Was man gerne vergisst: „Der Staat“, das sind ebenso Individuen. Menschen, die entscheiden und deren Entscheidungen entweder von Knappheit diktiert oder beliebig sind. Und auch hier wütet Chargen übergreifend der Massenwahnsinn. Wo in den Anfängen des sogenannten Sozialstaats Knappheit der Ressourcen vorherrschte und bedingte, dass nur sinnvolle Entscheidungen zu ökonomischer Prosperität und mit ihr zu höherem Steueraufkommen führten, hat sich mit der Kultur des „Whatever it takes“ eine Verwaltung  breit gemacht, die sich in erster Linie um sich selber kümmert. Machterhalt ist oberstes Ziel. Die vorherrschend Mode-Doktrin ist einmal mehr jene des „Sozialen“, Geschenke sind die gültige Währung. Der Preis ist die menschliche und wirtschaftliche Brandrodung einer Gesellschaft.

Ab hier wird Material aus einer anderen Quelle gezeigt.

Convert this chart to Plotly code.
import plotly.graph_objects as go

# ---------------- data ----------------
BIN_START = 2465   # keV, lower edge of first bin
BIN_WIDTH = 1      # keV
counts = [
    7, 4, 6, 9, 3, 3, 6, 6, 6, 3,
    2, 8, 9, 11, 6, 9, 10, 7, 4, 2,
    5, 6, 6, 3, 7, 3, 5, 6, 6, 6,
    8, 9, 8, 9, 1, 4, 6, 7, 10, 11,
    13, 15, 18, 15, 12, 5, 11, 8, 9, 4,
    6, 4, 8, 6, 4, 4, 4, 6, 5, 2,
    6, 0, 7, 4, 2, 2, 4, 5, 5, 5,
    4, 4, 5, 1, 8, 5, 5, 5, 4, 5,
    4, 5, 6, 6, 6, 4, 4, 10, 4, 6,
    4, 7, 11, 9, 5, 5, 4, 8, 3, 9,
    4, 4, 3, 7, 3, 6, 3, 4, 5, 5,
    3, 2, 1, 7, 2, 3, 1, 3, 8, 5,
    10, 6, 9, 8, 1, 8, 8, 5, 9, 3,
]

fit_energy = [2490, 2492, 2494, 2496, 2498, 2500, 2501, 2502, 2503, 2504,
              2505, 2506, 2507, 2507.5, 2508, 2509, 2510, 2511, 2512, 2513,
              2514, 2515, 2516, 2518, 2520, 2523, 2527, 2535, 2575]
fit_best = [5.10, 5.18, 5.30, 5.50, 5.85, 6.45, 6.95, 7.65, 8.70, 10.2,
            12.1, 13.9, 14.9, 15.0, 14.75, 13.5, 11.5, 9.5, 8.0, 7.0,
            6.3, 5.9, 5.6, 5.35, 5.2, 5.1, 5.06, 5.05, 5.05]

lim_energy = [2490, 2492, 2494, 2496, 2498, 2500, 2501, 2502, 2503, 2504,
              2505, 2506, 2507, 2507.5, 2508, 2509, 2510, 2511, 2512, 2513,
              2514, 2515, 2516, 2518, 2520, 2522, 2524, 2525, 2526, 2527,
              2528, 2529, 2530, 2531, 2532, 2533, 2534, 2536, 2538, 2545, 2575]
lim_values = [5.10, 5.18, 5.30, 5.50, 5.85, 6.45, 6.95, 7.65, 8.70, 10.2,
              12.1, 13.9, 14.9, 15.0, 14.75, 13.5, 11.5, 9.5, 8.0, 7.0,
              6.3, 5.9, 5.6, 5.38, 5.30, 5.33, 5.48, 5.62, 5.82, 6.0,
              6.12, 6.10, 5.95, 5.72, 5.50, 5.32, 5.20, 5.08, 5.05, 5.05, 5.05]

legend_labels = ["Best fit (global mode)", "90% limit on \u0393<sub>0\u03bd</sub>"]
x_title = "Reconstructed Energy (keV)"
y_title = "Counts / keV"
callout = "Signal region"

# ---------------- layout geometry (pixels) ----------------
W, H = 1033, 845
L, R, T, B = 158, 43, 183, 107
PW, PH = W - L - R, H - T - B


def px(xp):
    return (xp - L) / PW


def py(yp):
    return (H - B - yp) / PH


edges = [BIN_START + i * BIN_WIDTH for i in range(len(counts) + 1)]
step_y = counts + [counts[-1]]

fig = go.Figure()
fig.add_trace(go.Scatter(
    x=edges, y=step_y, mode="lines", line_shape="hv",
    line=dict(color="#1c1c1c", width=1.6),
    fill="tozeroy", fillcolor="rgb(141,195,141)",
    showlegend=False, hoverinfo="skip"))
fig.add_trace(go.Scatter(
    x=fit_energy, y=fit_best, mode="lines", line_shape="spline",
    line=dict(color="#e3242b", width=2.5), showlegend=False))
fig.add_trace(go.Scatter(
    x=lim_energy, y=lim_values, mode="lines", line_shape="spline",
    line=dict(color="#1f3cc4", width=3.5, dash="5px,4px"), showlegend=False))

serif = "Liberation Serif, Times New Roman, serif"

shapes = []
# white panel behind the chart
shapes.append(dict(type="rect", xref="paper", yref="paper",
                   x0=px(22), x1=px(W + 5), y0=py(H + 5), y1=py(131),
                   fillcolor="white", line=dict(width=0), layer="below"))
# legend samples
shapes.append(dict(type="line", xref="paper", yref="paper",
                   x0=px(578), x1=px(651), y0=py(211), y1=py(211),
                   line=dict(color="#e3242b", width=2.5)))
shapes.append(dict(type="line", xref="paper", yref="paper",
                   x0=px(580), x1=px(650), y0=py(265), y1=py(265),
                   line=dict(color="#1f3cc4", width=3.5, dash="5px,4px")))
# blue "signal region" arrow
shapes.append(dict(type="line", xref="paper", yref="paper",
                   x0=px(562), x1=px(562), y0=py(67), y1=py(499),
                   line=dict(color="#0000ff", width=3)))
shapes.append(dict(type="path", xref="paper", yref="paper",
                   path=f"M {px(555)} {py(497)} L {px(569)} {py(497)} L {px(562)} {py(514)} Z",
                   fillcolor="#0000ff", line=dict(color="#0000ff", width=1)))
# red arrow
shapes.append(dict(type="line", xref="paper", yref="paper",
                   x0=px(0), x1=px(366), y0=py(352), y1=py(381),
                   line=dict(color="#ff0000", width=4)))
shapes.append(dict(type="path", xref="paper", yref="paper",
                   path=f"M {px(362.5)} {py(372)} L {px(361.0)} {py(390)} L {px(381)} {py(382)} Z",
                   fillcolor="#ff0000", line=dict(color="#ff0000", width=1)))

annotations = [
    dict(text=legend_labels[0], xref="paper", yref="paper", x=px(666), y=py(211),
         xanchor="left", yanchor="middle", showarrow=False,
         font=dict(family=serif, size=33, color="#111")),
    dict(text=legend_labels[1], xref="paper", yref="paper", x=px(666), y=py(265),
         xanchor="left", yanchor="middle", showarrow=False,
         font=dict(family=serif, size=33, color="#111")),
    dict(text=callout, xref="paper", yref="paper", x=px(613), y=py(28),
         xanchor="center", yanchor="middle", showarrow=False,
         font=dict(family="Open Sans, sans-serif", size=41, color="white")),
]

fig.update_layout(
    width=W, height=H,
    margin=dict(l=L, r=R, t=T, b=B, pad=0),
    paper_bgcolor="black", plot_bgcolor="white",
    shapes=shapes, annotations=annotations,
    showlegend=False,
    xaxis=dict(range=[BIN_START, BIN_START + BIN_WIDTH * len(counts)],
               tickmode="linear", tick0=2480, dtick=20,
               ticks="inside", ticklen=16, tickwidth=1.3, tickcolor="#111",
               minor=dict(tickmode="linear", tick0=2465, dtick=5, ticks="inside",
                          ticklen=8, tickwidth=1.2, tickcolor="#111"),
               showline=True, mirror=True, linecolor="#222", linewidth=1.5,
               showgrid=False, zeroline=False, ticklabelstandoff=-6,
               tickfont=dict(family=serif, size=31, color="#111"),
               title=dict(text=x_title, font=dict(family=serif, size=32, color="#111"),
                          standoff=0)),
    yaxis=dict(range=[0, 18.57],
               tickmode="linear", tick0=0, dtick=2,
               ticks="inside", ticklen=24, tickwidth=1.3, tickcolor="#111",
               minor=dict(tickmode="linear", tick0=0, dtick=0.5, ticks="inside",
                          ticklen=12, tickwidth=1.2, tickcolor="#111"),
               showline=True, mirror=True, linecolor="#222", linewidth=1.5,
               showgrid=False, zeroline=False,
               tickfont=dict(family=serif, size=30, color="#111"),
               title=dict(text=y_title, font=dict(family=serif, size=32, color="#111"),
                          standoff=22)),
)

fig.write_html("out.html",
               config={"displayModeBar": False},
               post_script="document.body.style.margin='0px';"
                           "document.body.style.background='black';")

Es mag abenteuerlich klingen – aber wenn man die Sache zu Ende denkt, dann steht man irgendwann am Punkt, an dem es heisst: Wo keine Entscheidungen aufgrund von Knappheit und langfristiger Wohlstandsförderung gefällt werden müssen, da braucht es auch keine Menschen, die sie fällen. Die Tatsache, dass wir dieser Logik zum Trotz Millionen von Umverteilungs-Künstlern in Millionen von Päppel-Jobs aushalten, ist der Beweis dafür, dass der sich ausdehnende Staat nicht im Dienst der Bürger und des Landes, sondern ausschliesslich im eigenen steht. Wo Geld beliebig ist und nicht mehr an gegenwärtige Werte und Leistungen mit dem Ziel künftigen Wohlstands gebunden ist, da könnte man ebenso gut auf den ganzen Apparat verzichten und den Leuten die Kohle direkt in die Hand drücken. Bachab geht’s auf jeden Fall – so ginge es schneller und die Chancen für Gesundung und einen zügigen und realen Neuanfang wären grösser.

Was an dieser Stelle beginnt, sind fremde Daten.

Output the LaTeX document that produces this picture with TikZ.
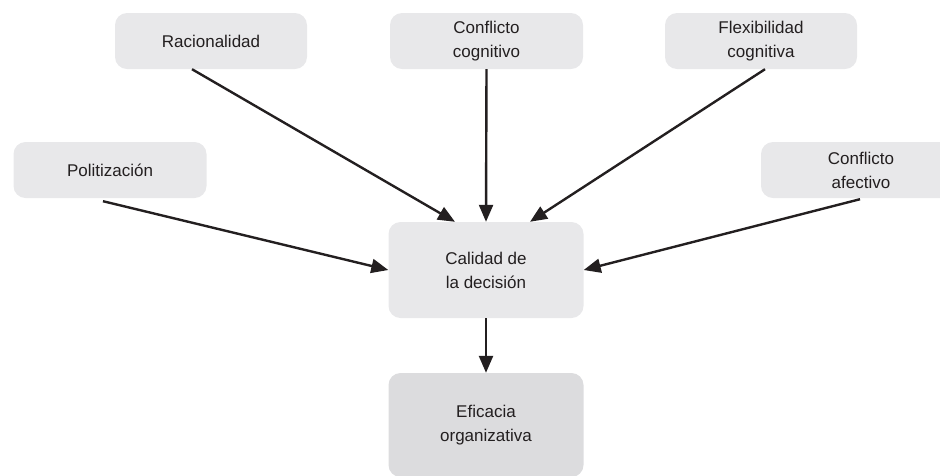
\documentclass[tikz,border=0pt]{standalone}
\usepackage{fontspec}
\setmainfont{Liberation Sans}
\usetikzlibrary{arrows.meta}
\definecolor{boxfill}{HTML}{E8E8EA}
\definecolor{boxdark}{HTML}{DCDCDE}
\definecolor{txt}{HTML}{231F20}
\tikzset{
  box/.style={fill=boxfill, draw=none, rounded corners=12pt, align=center,
    text=txt, font=\fontsize{17}{24}\selectfont, inner sep=0pt},
  twoline/.style={text depth=0pt, text height=26pt},
  arr/.style={line width=2.4pt, draw=txt, -{Triangle[length=17pt,width=14pt]}}
}
\begin{document}
\begin{tikzpicture}[x=1pt,y=-1pt]
\useasboundingbox (0,0) rectangle (940,475);
\clip (0,0) rectangle (940,475);
\node[box, minimum width=192pt, minimum height=56pt] (rac) at (211,41) {Racionalidad};
\node[box, minimum width=193pt, minimum height=56pt] (cc) at (486.5,41) {Conflicto\\cognitivo};
\node[box, minimum width=192pt, minimum height=56pt] (fc) at (761,41) {Flexibilidad\\cognitiva};
\node[box, minimum width=193pt, minimum height=56pt] (pol) at (110,170) {Politización};
\node[box, minimum width=200pt, minimum height=56pt] (ca) at (861,170) {Conflicto\\afectivo};
\node[box, minimum width=195pt, minimum height=96pt] (cal) at (486,270) {Calidad de\\la decisión};
\node[box, fill=boxdark, minimum width=195pt, minimum height=104pt] (ef) at (486,425) {Eficacia\\organizativa};
\draw[arr] ([xshift=-19pt]rac.south) -- ([xshift=-31pt]cal.north);
\draw[arr] (cc.south) -- (cal.north);
\draw[arr] ([xshift=4pt]fc.south) -- ([xshift=44pt]cal.north);
\draw[arr] ([xshift=-7pt,yshift=-3pt]pol.south) -- (cal.west);
\draw[arr] ([xshift=-1pt,yshift=-1pt]ca.south) -- (cal.east);
\draw[arr] (cal.south) -- (ef.north);
\end{tikzpicture}
\end{document}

Natürlich wird das nicht passieren. Zu viele profitieren von der systematisierten Beliebigkeit und der Kultur abgehobenen Vergammelns. Der Staat zuerst. Mit ihm „Leistungs“bezüger, Banken, Unternehmer und Anleger. Zu angenehm planscht es sich – beschwingt von der Aussicht auf sinnfreies Leben – in der lauwarmen Sintflut wässrigen Geldes und auf Bonsai-Niveau gestutzter Verantwortungslosigkeit. Indes: Der Pegel steigt. Schwimmen können empfiehlt sich. Die eine oder andere Planke in Form von Gold- oder Silbermünzen ebenso.